Waters patrolled to keep boaters safe on holiday weekend - wistv.com - Columbia, South Carolina

Waters patrolled to keep boaters safe on holiday weekend


With two drownings already this Memorial Day weekend, the Department of Natural Resources was making sure boaters had the things they needed before they hit the water for a little fun.
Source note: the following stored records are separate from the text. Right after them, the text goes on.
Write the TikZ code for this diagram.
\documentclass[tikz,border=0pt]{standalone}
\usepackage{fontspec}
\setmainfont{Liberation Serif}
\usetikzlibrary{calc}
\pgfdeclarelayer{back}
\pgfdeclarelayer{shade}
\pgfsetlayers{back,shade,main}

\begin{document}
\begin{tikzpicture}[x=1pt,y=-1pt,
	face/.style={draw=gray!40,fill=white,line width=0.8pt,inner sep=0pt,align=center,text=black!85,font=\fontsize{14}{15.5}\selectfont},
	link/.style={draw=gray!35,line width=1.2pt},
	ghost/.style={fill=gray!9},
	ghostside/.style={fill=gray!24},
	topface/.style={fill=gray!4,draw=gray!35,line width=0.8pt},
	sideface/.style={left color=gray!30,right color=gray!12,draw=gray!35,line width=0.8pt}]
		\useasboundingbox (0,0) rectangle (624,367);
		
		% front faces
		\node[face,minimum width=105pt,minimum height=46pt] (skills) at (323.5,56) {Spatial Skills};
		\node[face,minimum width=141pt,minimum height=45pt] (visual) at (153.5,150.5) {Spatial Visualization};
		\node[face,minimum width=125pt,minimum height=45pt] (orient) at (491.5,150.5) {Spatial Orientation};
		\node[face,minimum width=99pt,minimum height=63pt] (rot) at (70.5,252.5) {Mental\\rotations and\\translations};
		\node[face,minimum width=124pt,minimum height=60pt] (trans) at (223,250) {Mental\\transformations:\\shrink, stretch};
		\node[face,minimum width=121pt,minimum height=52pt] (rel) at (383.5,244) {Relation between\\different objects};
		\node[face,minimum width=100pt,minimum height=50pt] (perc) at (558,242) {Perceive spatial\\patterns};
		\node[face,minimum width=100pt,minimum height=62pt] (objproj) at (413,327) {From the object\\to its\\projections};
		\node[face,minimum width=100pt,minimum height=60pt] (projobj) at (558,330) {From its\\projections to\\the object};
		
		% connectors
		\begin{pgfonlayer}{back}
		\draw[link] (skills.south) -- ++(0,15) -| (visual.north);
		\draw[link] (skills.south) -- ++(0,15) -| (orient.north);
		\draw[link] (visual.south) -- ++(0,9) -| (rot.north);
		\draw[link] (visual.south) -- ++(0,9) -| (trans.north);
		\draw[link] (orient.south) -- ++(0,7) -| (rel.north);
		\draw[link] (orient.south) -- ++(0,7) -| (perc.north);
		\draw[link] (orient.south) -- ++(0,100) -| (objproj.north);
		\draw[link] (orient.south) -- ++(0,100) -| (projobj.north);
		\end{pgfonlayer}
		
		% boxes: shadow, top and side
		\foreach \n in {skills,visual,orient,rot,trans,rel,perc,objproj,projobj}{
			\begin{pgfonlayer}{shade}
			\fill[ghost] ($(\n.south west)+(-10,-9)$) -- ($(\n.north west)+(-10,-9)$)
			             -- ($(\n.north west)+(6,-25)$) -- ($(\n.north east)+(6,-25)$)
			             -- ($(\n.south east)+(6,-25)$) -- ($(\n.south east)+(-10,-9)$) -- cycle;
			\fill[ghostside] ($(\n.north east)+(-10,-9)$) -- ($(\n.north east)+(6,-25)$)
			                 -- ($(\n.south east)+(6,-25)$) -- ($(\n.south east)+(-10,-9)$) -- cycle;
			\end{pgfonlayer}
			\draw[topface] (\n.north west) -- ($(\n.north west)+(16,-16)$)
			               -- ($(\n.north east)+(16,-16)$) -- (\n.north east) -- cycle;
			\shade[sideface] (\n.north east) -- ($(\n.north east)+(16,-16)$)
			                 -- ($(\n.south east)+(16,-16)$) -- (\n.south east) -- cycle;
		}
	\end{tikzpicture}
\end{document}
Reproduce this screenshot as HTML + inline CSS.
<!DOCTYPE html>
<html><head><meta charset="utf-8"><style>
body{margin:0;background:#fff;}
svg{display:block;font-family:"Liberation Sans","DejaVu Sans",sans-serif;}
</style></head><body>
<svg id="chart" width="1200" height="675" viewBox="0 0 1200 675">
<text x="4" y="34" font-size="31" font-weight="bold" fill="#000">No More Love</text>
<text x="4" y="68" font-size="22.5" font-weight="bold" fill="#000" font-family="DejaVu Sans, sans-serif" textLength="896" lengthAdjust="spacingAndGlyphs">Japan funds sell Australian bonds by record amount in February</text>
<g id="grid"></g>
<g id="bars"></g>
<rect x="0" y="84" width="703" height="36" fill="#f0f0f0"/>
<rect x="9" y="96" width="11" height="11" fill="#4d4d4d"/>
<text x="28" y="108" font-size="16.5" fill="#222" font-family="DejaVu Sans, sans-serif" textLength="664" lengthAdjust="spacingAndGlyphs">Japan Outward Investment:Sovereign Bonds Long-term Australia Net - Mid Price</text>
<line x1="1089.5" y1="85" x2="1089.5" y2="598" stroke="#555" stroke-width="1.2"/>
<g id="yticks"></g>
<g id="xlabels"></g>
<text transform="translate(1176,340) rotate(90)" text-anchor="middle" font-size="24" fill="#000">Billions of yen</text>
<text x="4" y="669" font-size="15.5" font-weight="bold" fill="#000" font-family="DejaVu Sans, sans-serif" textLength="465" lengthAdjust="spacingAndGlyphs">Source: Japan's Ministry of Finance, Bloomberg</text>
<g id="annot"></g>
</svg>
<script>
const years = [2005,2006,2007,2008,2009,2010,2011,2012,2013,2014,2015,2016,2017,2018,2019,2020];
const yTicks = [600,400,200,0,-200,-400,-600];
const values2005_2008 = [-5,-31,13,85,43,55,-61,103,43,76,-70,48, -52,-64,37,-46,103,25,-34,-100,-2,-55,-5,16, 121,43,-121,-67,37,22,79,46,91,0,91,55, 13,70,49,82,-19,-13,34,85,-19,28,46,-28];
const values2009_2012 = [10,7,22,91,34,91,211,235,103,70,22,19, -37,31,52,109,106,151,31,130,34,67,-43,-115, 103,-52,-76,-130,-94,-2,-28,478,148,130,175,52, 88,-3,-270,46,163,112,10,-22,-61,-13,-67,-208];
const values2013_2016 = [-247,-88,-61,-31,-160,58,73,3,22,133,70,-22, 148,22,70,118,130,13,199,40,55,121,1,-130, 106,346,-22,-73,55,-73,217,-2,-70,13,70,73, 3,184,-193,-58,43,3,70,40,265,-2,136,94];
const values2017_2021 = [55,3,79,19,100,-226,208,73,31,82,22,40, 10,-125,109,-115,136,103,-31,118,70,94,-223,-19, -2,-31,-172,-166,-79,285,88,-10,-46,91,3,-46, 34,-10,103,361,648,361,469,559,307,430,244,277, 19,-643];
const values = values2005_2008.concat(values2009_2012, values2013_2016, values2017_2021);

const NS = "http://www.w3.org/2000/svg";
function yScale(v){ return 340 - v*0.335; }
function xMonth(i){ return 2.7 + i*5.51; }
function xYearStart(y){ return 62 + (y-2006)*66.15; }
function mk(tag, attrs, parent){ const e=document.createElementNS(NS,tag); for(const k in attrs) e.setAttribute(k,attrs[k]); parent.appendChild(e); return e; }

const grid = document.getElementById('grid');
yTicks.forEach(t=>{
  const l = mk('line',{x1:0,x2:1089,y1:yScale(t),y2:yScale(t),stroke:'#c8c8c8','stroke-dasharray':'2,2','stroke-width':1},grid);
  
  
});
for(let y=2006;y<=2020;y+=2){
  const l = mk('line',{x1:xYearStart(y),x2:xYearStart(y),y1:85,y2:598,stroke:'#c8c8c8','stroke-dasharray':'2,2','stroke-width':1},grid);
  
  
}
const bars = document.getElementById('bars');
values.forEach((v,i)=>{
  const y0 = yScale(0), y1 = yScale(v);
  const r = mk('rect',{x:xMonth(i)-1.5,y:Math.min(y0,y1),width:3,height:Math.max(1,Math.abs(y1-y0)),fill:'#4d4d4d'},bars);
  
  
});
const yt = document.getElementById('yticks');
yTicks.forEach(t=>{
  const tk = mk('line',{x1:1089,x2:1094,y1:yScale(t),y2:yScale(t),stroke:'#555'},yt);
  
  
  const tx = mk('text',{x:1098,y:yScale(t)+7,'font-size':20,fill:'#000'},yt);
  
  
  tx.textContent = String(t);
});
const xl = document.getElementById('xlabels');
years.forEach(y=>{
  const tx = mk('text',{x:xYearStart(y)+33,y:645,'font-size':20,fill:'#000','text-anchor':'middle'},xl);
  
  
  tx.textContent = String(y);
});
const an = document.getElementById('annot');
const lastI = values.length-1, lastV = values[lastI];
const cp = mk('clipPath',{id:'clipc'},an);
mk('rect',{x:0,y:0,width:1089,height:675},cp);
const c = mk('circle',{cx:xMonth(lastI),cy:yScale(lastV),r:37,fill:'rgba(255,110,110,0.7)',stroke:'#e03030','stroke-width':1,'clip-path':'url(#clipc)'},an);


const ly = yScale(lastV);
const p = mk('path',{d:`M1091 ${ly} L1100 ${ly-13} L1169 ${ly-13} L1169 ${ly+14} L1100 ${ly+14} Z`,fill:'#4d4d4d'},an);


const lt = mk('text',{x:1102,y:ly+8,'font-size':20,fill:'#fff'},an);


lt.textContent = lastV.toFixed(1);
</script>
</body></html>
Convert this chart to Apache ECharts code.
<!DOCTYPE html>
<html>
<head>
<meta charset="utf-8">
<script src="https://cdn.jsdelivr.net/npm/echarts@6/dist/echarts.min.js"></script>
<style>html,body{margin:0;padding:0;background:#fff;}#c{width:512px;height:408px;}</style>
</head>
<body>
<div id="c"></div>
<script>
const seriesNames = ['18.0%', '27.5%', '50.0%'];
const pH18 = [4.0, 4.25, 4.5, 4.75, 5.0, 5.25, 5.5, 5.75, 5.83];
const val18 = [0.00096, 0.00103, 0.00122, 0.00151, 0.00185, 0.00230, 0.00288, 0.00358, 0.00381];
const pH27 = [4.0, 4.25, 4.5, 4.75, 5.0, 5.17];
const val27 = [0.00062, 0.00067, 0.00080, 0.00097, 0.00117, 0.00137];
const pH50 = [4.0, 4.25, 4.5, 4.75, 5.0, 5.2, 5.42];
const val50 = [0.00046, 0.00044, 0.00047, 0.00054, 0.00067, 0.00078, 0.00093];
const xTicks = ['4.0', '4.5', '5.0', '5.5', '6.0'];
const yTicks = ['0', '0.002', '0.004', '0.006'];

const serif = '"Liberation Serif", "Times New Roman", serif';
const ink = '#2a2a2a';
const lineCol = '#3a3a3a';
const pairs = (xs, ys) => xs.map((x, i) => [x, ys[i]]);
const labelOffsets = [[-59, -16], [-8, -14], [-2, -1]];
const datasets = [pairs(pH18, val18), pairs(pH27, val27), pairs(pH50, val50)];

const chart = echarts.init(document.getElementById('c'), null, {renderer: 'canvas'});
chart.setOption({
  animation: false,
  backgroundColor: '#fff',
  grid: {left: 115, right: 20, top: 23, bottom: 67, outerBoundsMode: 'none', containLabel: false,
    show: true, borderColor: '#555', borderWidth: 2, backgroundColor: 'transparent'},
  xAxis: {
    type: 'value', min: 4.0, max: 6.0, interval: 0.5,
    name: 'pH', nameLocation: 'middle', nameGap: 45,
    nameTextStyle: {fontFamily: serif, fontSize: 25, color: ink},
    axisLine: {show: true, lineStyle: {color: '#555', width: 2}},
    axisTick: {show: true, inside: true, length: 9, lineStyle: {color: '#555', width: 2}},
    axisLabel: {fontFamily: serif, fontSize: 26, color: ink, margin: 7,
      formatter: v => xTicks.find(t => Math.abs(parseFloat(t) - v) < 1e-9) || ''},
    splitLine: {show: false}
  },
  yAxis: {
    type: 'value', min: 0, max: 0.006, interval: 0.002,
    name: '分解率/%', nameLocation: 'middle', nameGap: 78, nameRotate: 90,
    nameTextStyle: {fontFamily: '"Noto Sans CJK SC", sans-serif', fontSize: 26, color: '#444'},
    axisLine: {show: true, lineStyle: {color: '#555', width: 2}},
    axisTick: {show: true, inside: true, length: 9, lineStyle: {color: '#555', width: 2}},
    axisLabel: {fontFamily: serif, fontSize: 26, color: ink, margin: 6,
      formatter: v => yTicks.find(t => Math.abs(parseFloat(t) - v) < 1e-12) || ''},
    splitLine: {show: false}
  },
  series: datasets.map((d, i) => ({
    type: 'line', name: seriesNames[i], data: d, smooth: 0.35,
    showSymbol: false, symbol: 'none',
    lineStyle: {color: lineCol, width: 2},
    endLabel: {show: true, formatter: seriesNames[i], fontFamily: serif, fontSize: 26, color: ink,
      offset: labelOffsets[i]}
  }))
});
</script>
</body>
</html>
Including life jackets, a horn or whistle and a fire extinguisher.

"You want to check your fire extinguisher," said SSGT. Lynwood Kearse with the DNR.  "Make sure you have the proper sound producing device.  Be aware if you're going to operate a boat, do not consume alcohol."

The same warnings go for those using the Midlands rivers to cool off.

"The currents are swift" Kearse said. "We've had a lot of huge afternoon storms here lately so in pretty quick notice you can have the river come up, one a minute, be two feet and the next minute be seven feet."

"A lot of times those PFD's will float away and they're struggling for breath, they're missing the very things that could have helped them stay safe and prevent a tragedy," said Karen Kustafik with Palmetto Paddlers.

She often runs across those in need of help.

"We all have stories of assisting someone who was sputtering, short of breath, pulling them to the side, getting their boats and their gear and pulling them off to the shore and making sure they're okay before we move on," she said.

She says no one should get in the river without a float plan.

"Let somebody in your family or your friends know, 'Hey I'm putting in on the Saluda about noon today if you don't hear from me by 5:00, you know that I was planning to take off at Gervais Street I should be somewhere between here and there.'"

The same goes for the lake.

Going into Monday DNR had cited as many as 10 boaters for boating under the influence. They expected those number to grow throughout the day.

WIS reporter Chad Mills rode along with officers Sunday afternoon.

The first stop was to correct a young passenger who DNR says was sitting dangerously on the bow of the boat.

"If you fall off the front of that boat directly, well, you can't stop fast enough before that prop and we don't want people to fall off and get hurt," said Lt. Ken Simmons.

As Simmons and his partner wrote warnings on this stop, other officers at another part of Lake Murray responded to someone who did fall from a boat and got cut on the foot.

"A lot of times, they do end up being fatal," said Simmons.

As a D-N-R plane flew overhead, Simmons and his partner headed to Sandy Beach in Lexington County.

"Being Memorial Day weekend, we have approximately 15 to 20 DNR officers out here on Lake Murray with the four counties that encompass Lake Murray, as well as some other DNR officers from other counties that don't have a lot of water," said Simmons.

Buck Sergeant Chip Allen from Allendale County and Simmons kept their eyes peeled for drunk boaters.

"Unfortunately, we'll deal with a lot of people who have the mentality of they think it's okay to be on the water and operate a boat while impaired, and one of the questions that we make ask them:  Would you drive your car right now? They'll just immediately go, 'Oh! No! No! No! No! That's why I'm out here,'" said Simmons.

Just in this short trip alone, officers were searching for a boater driving erratically, possibly drunk. But other checks were simpler and rooted in keeping boaters safe, such as registration checks, horn checks, and checks to make sure each boater had a life jacket.

"You never know when something bad is going to happen," said Simmons. "We got a call today that you heard of a boat sinking and taking on water. The first thing they did was put their life jackets on. Fortunately for them, they made it back."

In addition to D-N-R, Richland and Lexington Counties also have boats and officers on the water.